Still the breastfeeding hurt.

We saw an IBCLC/GP when Scarlett was about six months old. She gave us some tips on dealing with CMPI and also checked for tongue/lip ties and gave Scarlett the all clear.

When she was 7 months old I had to return to work part time. Scarlett wasn’t fond of real food at this point so still got all of her nutrition from breastmilk – which means I had to pump. Turns out I suck at pumping! I became good friends with (dairy free) lactation cookies and made some every single week for five months. The most I was ever able to pump was 100ml total over the course of a day, which Scarlett would then have at childcare the next day. Luckily she wasn’t a fan of bottles either so 100ml was all she needed – I also fed her at drop off and pick up, and gave up my lunch breaks so I could go visit and feed her then too.

At around eight months, I had my first painless breastfeed.

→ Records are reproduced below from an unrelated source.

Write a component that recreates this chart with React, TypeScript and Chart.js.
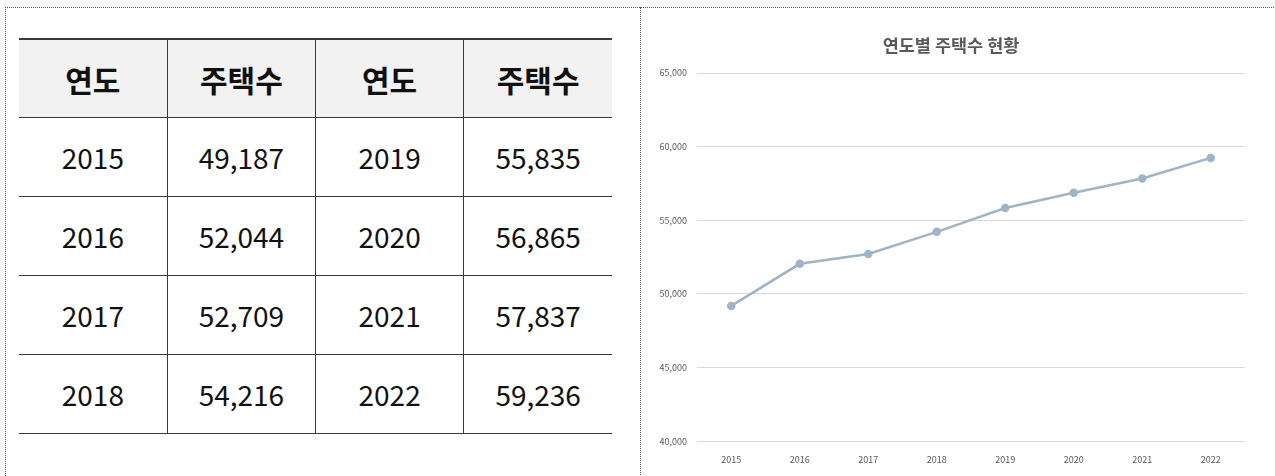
import React, { useEffect, useRef } from "react";
import { Chart, registerables } from "chart.js";

Chart.register(...registerables);

const years: string[] = ["2015", "2016", "2017", "2018", "2019", "2020", "2021", "2022"];
const houses: number[] = [49187, 52044, 52709, 54216, 55835, 56865, 57837, 59236];
const headers: string[] = ["연도", "주택수", "연도", "주택수"];
const chartTitle = "연도별 주택수 현황";
const yMin = 40000;
const yMax = 65000;
const yStep = 5000;

const fmt = (n: number) => n.toLocaleString("en-US");

const cellFont = "'Noto Sans CJK KR', 'Noto Sans', sans-serif";

function DataTable() {
  const half = Math.ceil(years.length / 2);
  const rows = Array.from({ length: half }, (_, i) => i);
  const thStyle: React.CSSProperties = {
    background: "#f2f2f2",
    fontWeight: 700,
    fontSize: 30,
    height: 77,
    borderTop: "2px solid #3a3a3a",
    borderBottom: "1px solid #3a3a3a",
    padding: 0,
    textAlign: "center",
    color: "#111",
    lineHeight: 1,
  };
  const tdStyle: React.CSSProperties = {
    fontSize: 28,
    height: 78,
    borderBottom: "1px solid #3a3a3a",
    padding: 0,
    textAlign: "center",
    color: "#111",
    lineHeight: 1,
  };
  const vline = "1px solid #3a3a3a";
  return (
    <table
      style={{
        position: "absolute",
        left: 19,
        top: 38,
        width: 593,
        borderCollapse: "collapse",
        tableLayout: "fixed",
        fontFamily: cellFont,
      }}
    >
      <thead>
        <tr>
          {headers.map((h, i) => (
            <th key={i} style={{ ...thStyle, borderLeft: i > 0 ? vline : "none" }}>
              {h}
            </th>
          ))}
        </tr>
      </thead>
      <tbody>
        {rows.map((i) => {
          const cells = [years[i], fmt(houses[i]), years[i + half], fmt(houses[i + half])];
          return (
            <tr key={i}>
              {cells.map((c, j) => (
                <td key={j} style={{ ...tdStyle, borderLeft: j > 0 ? vline : "none" }}>
                  {c}
                </td>
              ))}
            </tr>
          );
        })}
      </tbody>
    </table>
  );
}

const titlePlugin = {
  id: "offsetTitle",
  afterDraw(chart: any) {
    const ctx = chart.ctx;
    ctx.save();
    ctx.font = `bold 17.5px ${cellFont}`;
    ctx.fillStyle = "#595959";
    ctx.textAlign = "center";
    ctx.textBaseline = "middle";
    ctx.fillText(chartTitle, chart.width / 2, 37);
    ctx.restore();
  },
};

function LineChart() {
  const ref = useRef<HTMLCanvasElement | null>(null);
  useEffect(() => {
    if (!ref.current) return;
    const color = "#a0b4c8";
    const chart = new Chart(ref.current, {
      type: "line",
      data: {
        labels: years,
        datasets: [
          {
            data: houses,
            borderColor: color,
            backgroundColor: color,
            borderWidth: 2.5,
            pointRadius: 3,
            pointBackgroundColor: color,
            pointBorderColor: color,
            tension: 0,
          },
        ],
      },
      options: {
        animation: false,
        responsive: false,
        maintainAspectRatio: false,
        layout: { padding: { left: 0, right: 16, top: 65, bottom: 6 } },
        plugins: {
          legend: { display: false },
          tooltip: { enabled: false },
          title: { display: false },
        },
        scales: {
          x: {
            offset: true,
            grid: { display: false },
            border: { display: false },
            ticks: {
              color: "#595959",
              font: { family: cellFont, size: 9 },
              padding: 5,
              maxRotation: 0,
            },
          },
          y: {
            min: yMin,
            max: yMax,
            border: { display: false },
            grid: { color: "#d9d9d9", drawTicks: false, lineWidth: 1 },
            afterFit: (s: any) => {
              s.width = 56;
            },
            ticks: {
              stepSize: yStep,
              color: "#595959",
              font: { family: cellFont, size: 9 },
              padding: 10,
              callback: (v: any) => fmt(Number(v)),
            },
          },
        },
      },
      plugins: [titlePlugin],
    });
    return () => chart.destroy();
  }, []);
  return (
    <canvas
      ref={ref}
      width={620}
      height={468}
      style={{ position: "absolute", left: 641, top: 8, width: 620, height: 468 }}
    />
  );
}

export default function App() {
  return (
    <div
      style={{
        position: "fixed",
        left: 0,
        top: 0,
        width: 1275,
        height: 476,
        background: "#fff",
        overflow: "hidden",
      }}
    >
      <div
        style={{
          position: "absolute",
          left: 5,
          top: 7,
          width: 1290,
          height: 500,
          borderTop: "1px dotted #555",
          borderLeft: "1px dotted #555",
        }}
      />
      <div
        style={{
          position: "absolute",
          left: 640,
          top: 7,
          width: 0,
          height: 480,
          borderLeft: "1px dotted #555",
        }}
      />
      <DataTable />
      <LineChart />
    </div>
  );
}
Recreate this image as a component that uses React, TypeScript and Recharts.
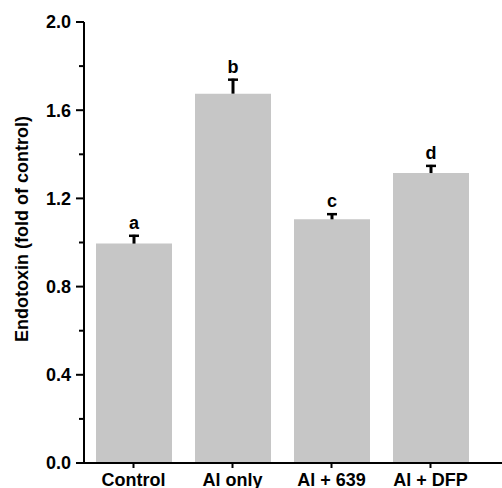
import { BarChart, Bar, XAxis, YAxis, LabelList, Label } from 'recharts';

// Endotoxin, fold of control
const groups = ['Control', 'Al only', 'Al + 639', 'Al + DFP'];
const means = [0.995, 1.675, 1.105, 1.315];
const sem = [0.04, 0.068, 0.028, 0.037];
const letters = ['a', 'b', 'c', 'd'];

const yTicks = [0, 0.2, 0.4, 0.6, 0.8, 1.0, 1.2, 1.4, 1.6, 1.8, 2.0];
const yLabelled = [0, 0.4, 0.8, 1.2, 1.6, 2.0];

const data = groups.map((g, i) => ({
  name: g,
  mean: means[i],
  letter: letters[i],
}));

const FONT = 'Liberation Sans, Arial, sans-serif';

const YTick = (props: any) => {
  const { x, y, payload } = props;
  const v = payload.value;
  const major = yLabelled.some((t) => Math.abs(t - v) < 1e-6);
  return (
    <g>
      <line x1={major ? x + 5 : x + 8} x2={x + 13} y1={y} y2={y} stroke="#000" strokeWidth={2} />
      {major && (
        <text x={x} y={y} dy="0.36em" textAnchor="end" fontSize={18} fontWeight="bold" fontFamily={FONT} fill="#000">
          {v.toFixed(1)}
        </text>
      )}
    </g>
  );
};

// upward-only error bar (T) plus significance letter, placed from the bar's own geometry
const ErrAndLetter = (props: any) => {
  const { x, y, width, height, index, value } = props;
  const pxPerUnit = height / means[index];
  const top = y - sem[index] * pxPerUnit;
  const cx = x + width / 2;
  return (
    <g>
      <line x1={cx} x2={cx} y1={y} y2={top} stroke="#000" strokeWidth={3} />
      <line x1={cx - 5} x2={cx + 5} y1={top + 1} y2={top + 1} stroke="#000" strokeWidth={2.5} />
      <text x={cx} y={top - 6} textAnchor="middle" fontSize={18} fontWeight="bold" fontFamily={FONT} fill="#000">
        {value}
      </text>
    </g>
  );
};

const YTitle = () => (
  <text
    x={22}
    y={229}
    transform="rotate(-90, 22, 229)"
    textAnchor="middle"
    dominantBaseline="central"
    fontSize={18}
    fontWeight="bold"
    fontFamily={FONT}
    fill="#000"
  >
    Endotoxin (fold of control)
  </text>
);

export default function App() {
  return (
    <div style={{ position: 'absolute', left: 0, top: 0, background: '#fff' }}>
      <BarChart
        width={502}
        height={488}
        data={data}
        margin={{ top: 22, right: 0, left: 0, bottom: 0 }}
      >
        <XAxis
          dataKey="name"
          height={25}
          padding={{ left: 0, right: 22 }}
          axisLine={{ stroke: '#000', strokeWidth: 2 }}
          tickLine={{ stroke: '#000', strokeWidth: 2 }}
          tickSize={5}
          tickMargin={5}
          tick={{ fontSize: 18, fontWeight: 'bold', fill: '#000', fontFamily: FONT }}
          interval={0}
        />
        <YAxis
          width={84}
          domain={[0, 2]}
          ticks={yTicks}
          interval={0}
          axisLine={{ stroke: '#000', strokeWidth: 2 }}
          tickLine={false}
          tickSize={8}
          tickMargin={5}
          tick={<YTick />}
        >
          <Label content={<YTitle />} />
        </YAxis>
        <Bar dataKey="mean" fill="#c6c6c6" barSize={76} isAnimationActive={false}>
          <LabelList dataKey="letter" content={<ErrAndLetter />} />
        </Bar>
      </BarChart>
    </div>
  );
}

It was amazing to see the light at the end of the long painful tunnel. I still thought Scarlett had a very shallow latch though, so at 10 months we went to see yet another IBCLC for pointers. As soon as she looked at Scarletts mouth she diagnosed a Posterior Tongue Tie and Upper Lip Tie. All of the pain and tears could have been spared had we seen her in the early days. I was (and still am) so frustrated that the others all missed it. We decided not to have the ties revised as the procedure at that age would be traumatic – and we had made it this far after all! But it was nice to know its not something we were doing wrong that made things so hard for us. In the future we will look at having the ties revised if they cause any issues with Scarletts speech or her teeth alignment but for the time being it’s just something to think about later. The pain-free feeds were few and far apart, and I also had to deal with excruciating vasospasms caused from the shallow latch. Still, I couldn’t give up.

Feeding nowadays can still be a bit iffy. For the most part it’s painless but a couple of times a week it will hurt a little. Scarlett still has a very shallow latch and if anything hurts her mouth (like teething, or a horrid case of Hand Food and Mouth that she had once) then it REALLY hurts – but I just grit my teeth and get through it.

In a couple of weeks Scarlett will be turning two! I can’t believe we are still breastfeeding after all of that but I’m so proud of us for making it to full term. Having our photos taken for the Australian Breastfeeding Project was fantastic. I’m so glad we have these beautiful photos to remind us of our journey, however long it may last.